The PTA further said the FBR’s order would have no legal binding effect being inconsistent with the applicable legal framework.  Maj General (retd) Hafeez Ur Rehman is the chairman of the PTA.

This week the FBR issued the Income Tax General Order to disable the mobile phone SIMs of 506,671 persons who were not appearing on the active taxpayer list but are liable to file the Income Tax Returns for Tax Year 2023 under the provisions of the Income Tax Ordinance, 2001.

It was the first major, much-needed step that the FBR has taken after all its reminders and tax notices could not convince the people to fulfill their statutory obligation.

Under the act of parliament, every person earning Rs600,000 annual income or owning at least 1,000cc car or a house is liable to file the annual tax statement.

The FBR had served tax notices on 2.4 million such non-filers and in the first phase requested blocking the SIM cards of over half a million who had taxable income and were earlier filing statements but did not file this time.

The PTA’s response came a day after Finance Minister Muhammad Aurangzeb instructed them to move legally against those who are resisting the implementation of the order to block SIM cards.

The PTA asked the FBR that it should consider factual issues with regard to usage of SIMs against CNICs before implementing these orders. According to the regulator, any person can obtain eight SIMs, which include three data and five voice’s SIMS.

The PTA said the FBR should first issue tax notices under Section 114-B of the Income Tax Ordinance, 2001. The FBR chairman has already stated that the FBR issued the notices to these non-filers but these people remained non-compliant.
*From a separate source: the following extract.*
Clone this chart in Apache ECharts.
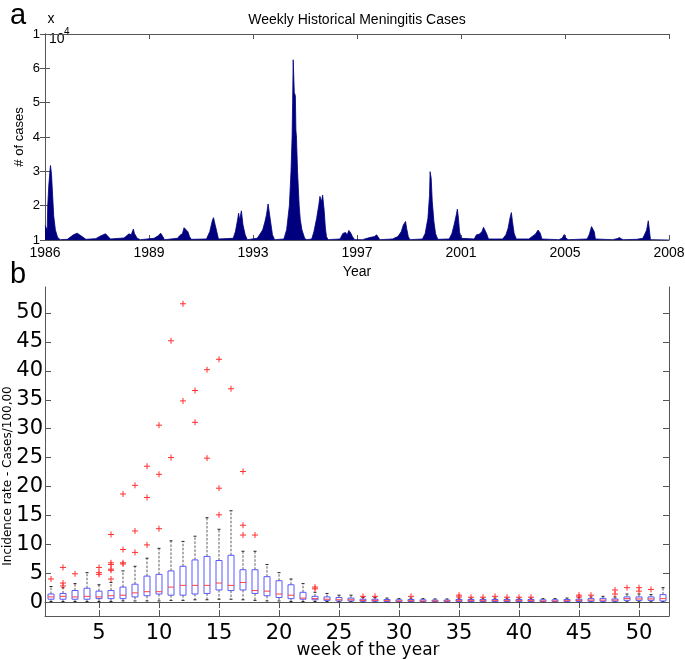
<!DOCTYPE html>
<html><head><meta charset="utf-8">
<script src="https://cdn.jsdelivr.net/npm/echarts@6/dist/echarts.min.js"></script>
<style>html,body{margin:0;padding:0;background:#fff}#c{width:685px;height:659px}</style>
</head><body><div id="c"></div>
<script>
// ---------- Panel a: weekly historical cases (x 10^4) ----------
const yearLabels = ['1986', '1989', '1993', '1997', '2001', '2005', '2008'];
const totalWeeks = 1144;
const caseTickLabels = ['1', '2', '3', '4', '5', '6', '1'];
const caseWeeks = [0,2,4,5,6,7,9,10,11,12,14,16,19,23,28,41,52,59,62,68,75,93,102,111,114,120,145,154,158,162,164,169,175,200,208,212,216,219,243,247,252,255,258,262,265,268,296,302,307,309,312,315,318,345,349,353,355,357,360,363,367,371,389,394,399,403,406,409,411,414,417,421,438,443,448,451,453,454,455,456,457,459,460,461,463,466,468,471,476,480,489,493,498,502,504,507,509,512,514,516,519,541,546,551,554,557,560,564,568,582,595,604,608,611,614,637,647,653,657,661,663,666,669,692,697,702,705,706,708,710,713,716,720,741,746,750,754,756,758,760,763,787,791,796,801,804,807,810,813,839,845,849,853,855,857,860,864,887,893,899,904,906,908,911,942,948,952,954,959,994,998,1002,1004,1007,1009,1040,1049,1053,1057,1061,1085,1096,1099,1103,1106,1107,1109,1110,1144];
const caseValues = [1.42,1.42,1.30,2.0,2.3,2.6,3.0,3.17,3.05,2.9,2.3,1.7,1.3,1.08,1.01,1.02,1.15,1.2,1.19,1.1,1.02,1.04,1.12,1.18,1.13,1.03,1.06,1.18,1.15,1.32,1.19,1.05,1.01,1.05,1.13,1.2,1.1,1.01,1.05,1.13,1.19,1.36,1.32,1.24,1.1,1.02,1.03,1.24,1.58,1.65,1.44,1.24,1.03,1.05,1.24,1.58,1.78,1.58,1.85,1.44,1.15,1.01,1.05,1.17,1.29,1.52,1.73,2.05,1.83,1.49,1.15,1.01,1.03,1.3,2.0,3.0,4.0,5.0,6.25,5.8,5.3,5.2,4.2,4.0,3.0,2.0,1.6,1.3,1.05,1.01,1.03,1.24,1.63,2.02,2.27,2.12,2.31,1.83,1.35,1.1,1.01,1.03,1.19,1.22,1.15,1.28,1.22,1.09,1.01,1.01,1.07,1.1,1.15,1.12,1.01,1.03,1.1,1.24,1.44,1.54,1.34,1.1,1.01,1.03,1.19,1.63,2.3,2.99,2.8,2.12,1.54,1.19,1.02,1.03,1.19,1.44,1.73,1.9,1.63,1.24,1.05,1.03,1.15,1.17,1.24,1.37,1.34,1.17,1.03,1.03,1.15,1.34,1.68,1.8,1.54,1.2,1.03,1.03,1.1,1.17,1.29,1.34,1.2,1.03,1.01,1.05,1.16,1.07,1.01,1.03,1.17,1.39,1.44,1.24,1.03,1.01,1.04,1.07,1.03,1.01,1.02,1.05,1.15,1.29,1.56,1.44,1.15,1.01,1.0];

// ---------- Panel b: incidence rate per week of year ----------
const weekTicks = [5, 10, 15, 20, 25, 30, 35, 40, 45, 50];
const rateTicks = [0, 5, 10, 15, 20, 25, 30, 35, 40, 45, 50];
const weeks = Array.from({length: 52}, (_, i) => i + 1);
const whiskerLow  = [0.1,0.1,0.1,0.1,0.1,0.1,0.2,0.2,0.2,0.2,0.3,0.3,0.4,0.4,0.5,0.5,0.4,0.3,0.2,0.2,0.1,0.1,0.1,0.1,0.1,0.1,0.05,0.05,0.05,0.05,0.05,0.05,0.05,0.05,0.05,0.05,0.05,0.05,0.05,0.05,0.05,0.05,0.05,0.05,0.05,0.05,0.05,0.05,0.05,0.05,0.05,0.1];
const quart1      = [0.5,0.5,0.5,0.5,0.6,0.6,0.6,0.9,1.1,1.4,1.2,1.2,1.4,1.5,2.1,2.0,2.1,1.5,1.1,0.8,0.6,0.5,0.4,0.3,0.2,0.2,0.15,0.15,0.1,0.1,0.1,0.1,0.1,0.1,0.1,0.1,0.1,0.1,0.1,0.1,0.1,0.1,0.1,0.1,0.12,0.15,0.15,0.15,0.3,0.3,0.3,0.2];
const medians     = [0.9,1.0,0.9,1.0,0.9,1.1,1.2,1.6,1.8,1.8,2.6,2.9,2.9,2.9,3.3,2.9,3.4,2.0,1.9,1.4,1.2,0.7,0.6,0.5,0.4,0.4,0.3,0.3,0.25,0.2,0.25,0.2,0.2,0.2,0.25,0.25,0.25,0.25,0.25,0.25,0.25,0.2,0.2,0.25,0.3,0.35,0.35,0.35,0.6,0.55,0.55,0.6];
const quart3      = [1.4,1.5,2.0,2.4,1.9,2.0,2.6,3.1,4.5,4.8,5.4,6.2,7.3,7.9,7.2,8.1,5.6,5.6,4.4,3.7,3.0,1.7,1.0,0.9,0.8,0.7,0.5,0.5,0.45,0.4,0.45,0.4,0.35,0.35,0.45,0.45,0.45,0.45,0.45,0.45,0.45,0.4,0.4,0.45,0.5,0.6,0.65,0.55,0.9,0.9,0.9,1.3];
const whiskerHigh = [2.7,2.5,3.2,5.1,3.0,3.4,5.4,6.2,7.6,9.3,10.6,10.5,11.4,14.6,12.6,15.8,8.8,8.8,6.5,5.1,4.0,3.2,1.7,1.5,1.2,1.2,0.8,0.8,0.7,0.6,0.7,0.6,0.55,0.55,0.7,0.7,0.7,0.7,0.7,0.7,0.7,0.6,0.6,0.7,0.8,0.9,1.0,0.9,1.4,1.4,1.3,2.5];
const outliers = [[4.0],[6.0,3.3,2.8],[4.9],[],[6.0,5.1,4.8],[11.7,6.8,6.5,5.7,5.5,4.0],[18.7,9.1,6.8,6.6],[20.2,12.3,8.6],[23.5,18.1,9.9],[30.6,22.1,12.7],[45.2,25.0],[51.6,34.8],[36.6,31.1],[40.2,24.9],[42.0,19.7,15.1],[36.9],[22.6,13.3,11.6],[11.6],[],[],[],[],[2.6,2.3],[],[],[],[1.0],[1.0],[],[],[1.0],[],[],[],[1.2,0.9],[0.85],[0.85],[1.0],[0.85],[0.85],[0.85],[],[],[],[1.2,0.9],[1.2],[],[2.1,1.4],[2.5],[2.5,1.9],[2.2],[]];

// ---------- build ----------
const fontA = "'Liberation Sans', Arial, Helvetica, sans-serif";
const fontB = "'DejaVu Sans', sans-serif";
const axisGray = '#555';
const yearTickValues = yearLabels.map((_, i) => i * totalWeeks / (yearLabels.length - 1));

const casePairs = caseWeeks.map((w, i) => [w, caseValues[i]]);
const boxData = weeks.map((w, i) => [w, whiskerLow[i], quart1[i], medians[i], quart3[i], whiskerHigh[i]]);
const outlierData = [];
outliers.forEach((list, i) => list.forEach(v => outlierData.push([weeks[i], v])));

const chart = echarts.init(document.getElementById('c'), null, {renderer: 'canvas'});

function frameAxis(extra) {
  return Object.assign({
    axisLine: {show: true, lineStyle: {color: axisGray, width: 1}},
    axisLabel: {show: false},
    splitLine: {show: false}
  }, extra);
}

const option = {
  animation: false,
  backgroundColor: '#fff',
  grid: [
    {left: 45, top: 34, width: 624, height: 206, containLabel: false, outerBoundsMode: 'none'},
    {left: 45, top: 287, width: 624, height: 329, containLabel: false, outerBoundsMode: 'none'}
  ],
  xAxis: [
    {
      gridIndex: 0, type: 'value', min: 0, max: totalWeeks, position: 'bottom',
      axisLine: {show: true, onZero: false, lineStyle: {color: axisGray}},
      axisTick: {show: true, inside: true, length: 5, lineStyle: {color: axisGray}, customValues: yearTickValues},
      axisLabel: {show: true, color: '#000', fontFamily: fontA, fontSize: 14, margin: 6,
        customValues: yearTickValues,
        formatter: v => yearLabels[Math.round(v / (totalWeeks / (yearLabels.length - 1)))]},
      splitLine: {show: false},
      name: 'Year', nameLocation: 'middle', nameGap: 25, nameMoveOverlap: false,
      nameTextStyle: {color: '#000', fontFamily: fontA, fontSize: 14}
    },
    frameAxis({gridIndex: 0, type: 'value', min: 0, max: totalWeeks, position: 'top',
      axisTick: {show: true, inside: true, length: 5, lineStyle: {color: axisGray}, customValues: yearTickValues}}),
    {
      gridIndex: 1, type: 'value', min: 0.5, max: 52.5, position: 'bottom',
      axisLine: {show: true, onZero: false, lineStyle: {color: axisGray}},
      axisTick: {show: true, inside: true, length: 6, lineStyle: {color: axisGray}, customValues: weekTicks},
      axisLabel: {show: true, color: '#000', fontFamily: fontB, fontSize: 21, margin: 7, customValues: weekTicks},
      splitLine: {show: false},
      name: 'week of the year', nameLocation: 'middle', nameGap: 26, nameMoveOverlap: false,
      nameTextStyle: {color: '#000', fontFamily: fontB, fontSize: 17, padding: [0, 0, 0, 22]}
    },
    frameAxis({gridIndex: 1, type: 'value', min: 0.5, max: 52.5, position: 'top',
      axisTick: {show: true, inside: true, length: 6, lineStyle: {color: axisGray}, customValues: weekTicks}})
  ],
  yAxis: [
    {
      gridIndex: 0, type: 'value', min: 1, max: 7, interval: 1, position: 'left',
      axisLine: {show: true, onZero: false, lineStyle: {color: axisGray}},
      axisTick: {show: true, inside: true, length: 5, lineStyle: {color: axisGray}},
      axisLabel: {show: true, color: '#000', fontFamily: fontA, fontSize: 13, margin: 5,
        formatter: v => caseTickLabels[Math.round(v) - 1]},
      splitLine: {show: false},
      name: '# of cases', nameLocation: 'middle', nameGap: 19, nameMoveOverlap: false,
      nameTextStyle: {color: '#000', fontFamily: fontA, fontSize: 13}
    },
    frameAxis({gridIndex: 0, type: 'value', min: 1, max: 7, interval: 1, position: 'right',
      axisTick: {show: true, inside: true, length: 5, lineStyle: {color: axisGray}}}),
    {
      gridIndex: 1, type: 'value', min: -2.4, max: 54.5, position: 'left',
      axisLine: {show: true, onZero: false, lineStyle: {color: axisGray}},
      axisTick: {show: true, inside: true, length: 6, lineStyle: {color: axisGray}, customValues: rateTicks},
      axisLabel: {show: true, color: '#000', fontFamily: fontB, fontSize: 21, margin: 2, customValues: rateTicks},
      splitLine: {show: false},
      name: 'Incidence rate - Cases/100,00', nameLocation: 'middle', nameGap: 31, nameMoveOverlap: false,
      nameTextStyle: {color: '#000', fontFamily: fontB, fontSize: 12, padding: [0, 49, 0, 0]}
    },
    frameAxis({gridIndex: 1, type: 'value', min: -2.4, max: 54.5, position: 'right',
      axisTick: {show: true, inside: true, length: 6, lineStyle: {color: axisGray}, customValues: rateTicks}})
  ],
  graphic: [
    {type: 'text', x: 357, y: 20, style: {text: 'Weekly Historical Meningitis Cases', fill: '#000', font: '14px ' + fontA, textAlign: 'center', textVerticalAlign: 'middle'}},
    {type: 'text', x: 18, y: 16, style: {text: 'a', fill: '#000', font: '29px ' + fontA, textAlign: 'center', textVerticalAlign: 'middle'}},
    {type: 'text', x: 18, y: 275, style: {text: 'b', fill: '#000', font: '29px ' + fontA, textAlign: 'center', textVerticalAlign: 'middle'}},
    {type: 'text', x: 51, y: 19.5, style: {text: 'x', fill: '#000', font: '14px ' + fontA, textAlign: 'center', textVerticalAlign: 'middle'}},
    {type: 'text', x: 49, y: 39, style: {text: '10', fill: '#000', font: '14px ' + fontA, textAlign: 'left', textVerticalAlign: 'middle'}},
    {type: 'text', x: 64, y: 32.5, style: {text: '4', fill: '#000', font: '10px ' + fontA, textAlign: 'left', textVerticalAlign: 'middle'}}
  ],
  series: [
    {
      type: 'line', xAxisIndex: 0, yAxisIndex: 0, data: casePairs,
      showSymbol: false, symbol: 'none',
      lineStyle: {color: '#00007f', width: 0.8},
      areaStyle: {color: '#00007f', opacity: 1, origin: 'start'}
    },
    {
      type: 'custom', xAxisIndex: 2, yAxisIndex: 2, data: boxData, clip: false,
      renderItem: function (params, api) {
        const w = api.value(0);
        const pLo = api.coord([w, api.value(1)]);
        const pQ1 = api.coord([w, api.value(2)]);
        const pMd = api.coord([w, api.value(3)]);
        const pQ3 = api.coord([w, api.value(4)]);
        const pHi = api.coord([w, api.value(5)]);
        const half = api.size([0.5, 0])[0] / 2;
        const cap = api.size([0.25, 0])[0] / 2;
        const x = pMd[0];
        const dash = {stroke: '#333', lineWidth: 0.8, lineDash: [2.5, 1.5]};
        const capS = {stroke: '#222', lineWidth: 1};
        return {type: 'group', children: [
          {type: 'line', shape: {x1: x, y1: pQ3[1], x2: x, y2: pHi[1]}, style: dash},
          {type: 'line', shape: {x1: x, y1: pQ1[1], x2: x, y2: pLo[1]}, style: dash},
          {type: 'line', shape: {x1: x - cap, y1: pHi[1], x2: x + cap, y2: pHi[1]}, style: capS},
          {type: 'line', shape: {x1: x - cap, y1: pLo[1], x2: x + cap, y2: pLo[1]}, style: capS},
          {type: 'rect', shape: {x: x - half, y: pQ3[1], width: 2 * half, height: pQ1[1] - pQ3[1]},
            style: {fill: 'none', stroke: '#5a5aff', lineWidth: 1}},
          {type: 'line', shape: {x1: x - half, y1: pMd[1], x2: x + half, y2: pMd[1]},
            style: {stroke: '#ff4040', lineWidth: 1}}
        ]};
      }
    },
    {
      type: 'custom', xAxisIndex: 2, yAxisIndex: 2, data: outlierData, clip: false,
      renderItem: function (params, api) {
        const p = api.coord([api.value(0), api.value(1)]);
        const s = {stroke: '#ff3030', lineWidth: 1};
        return {type: 'group', children: [
          {type: 'line', shape: {x1: p[0] - 3, y1: p[1], x2: p[0] + 3, y2: p[1]}, style: s},
          {type: 'line', shape: {x1: p[0], y1: p[1] - 3, x2: p[0], y2: p[1] + 3}, style: s}
        ]};
      }
    }
  ]
};
chart.setOption(option);
</script>
</body></html>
“The impact of the execution of ITGO will also have an adverse impact on prevailing social norms,” said the PTA.
In Pakistan, male members of the society prefer to register SIMs against their CNIC names instead of females and juvenile

members of the family, said the regulator. It added as per available information only 27% SIMs have been registered against CNIC of females.

The PTA is also worried that children and female members of family using SIMs may be deprived from communication with specific reference to their educational activities.

But it has no concerns about the male heads of these families who are evading taxes in violation of the law and contributing to the country’s indebtedness.

The PTA said blocking the SIM cards may also have an adverse impact on the confidence of foreign investment in the telecom sector including objectivity of digital transformation.

As a result of blocking of SIMs, multiple issues will also emerge with regard to banking transactions, e-commerce, online business activities, remittance directly into the mobile money accounts and financial support to family members as well as e-health activities carried out through mobile connectivity.

“It is also suggested that instead of invoking the penal action in terms of blocking of SIMs at first instance, other alternative modes for ensuring better compliance for filing of income tax returns may be sorted out by carrying out awareness campaigns, sending SMS etc”.

A senior FBR official said the PTA had been consulted before issuing the order to block the SIMs. The connections have to be severed by the telecom companies but the PTA being the regulator had to play a key role.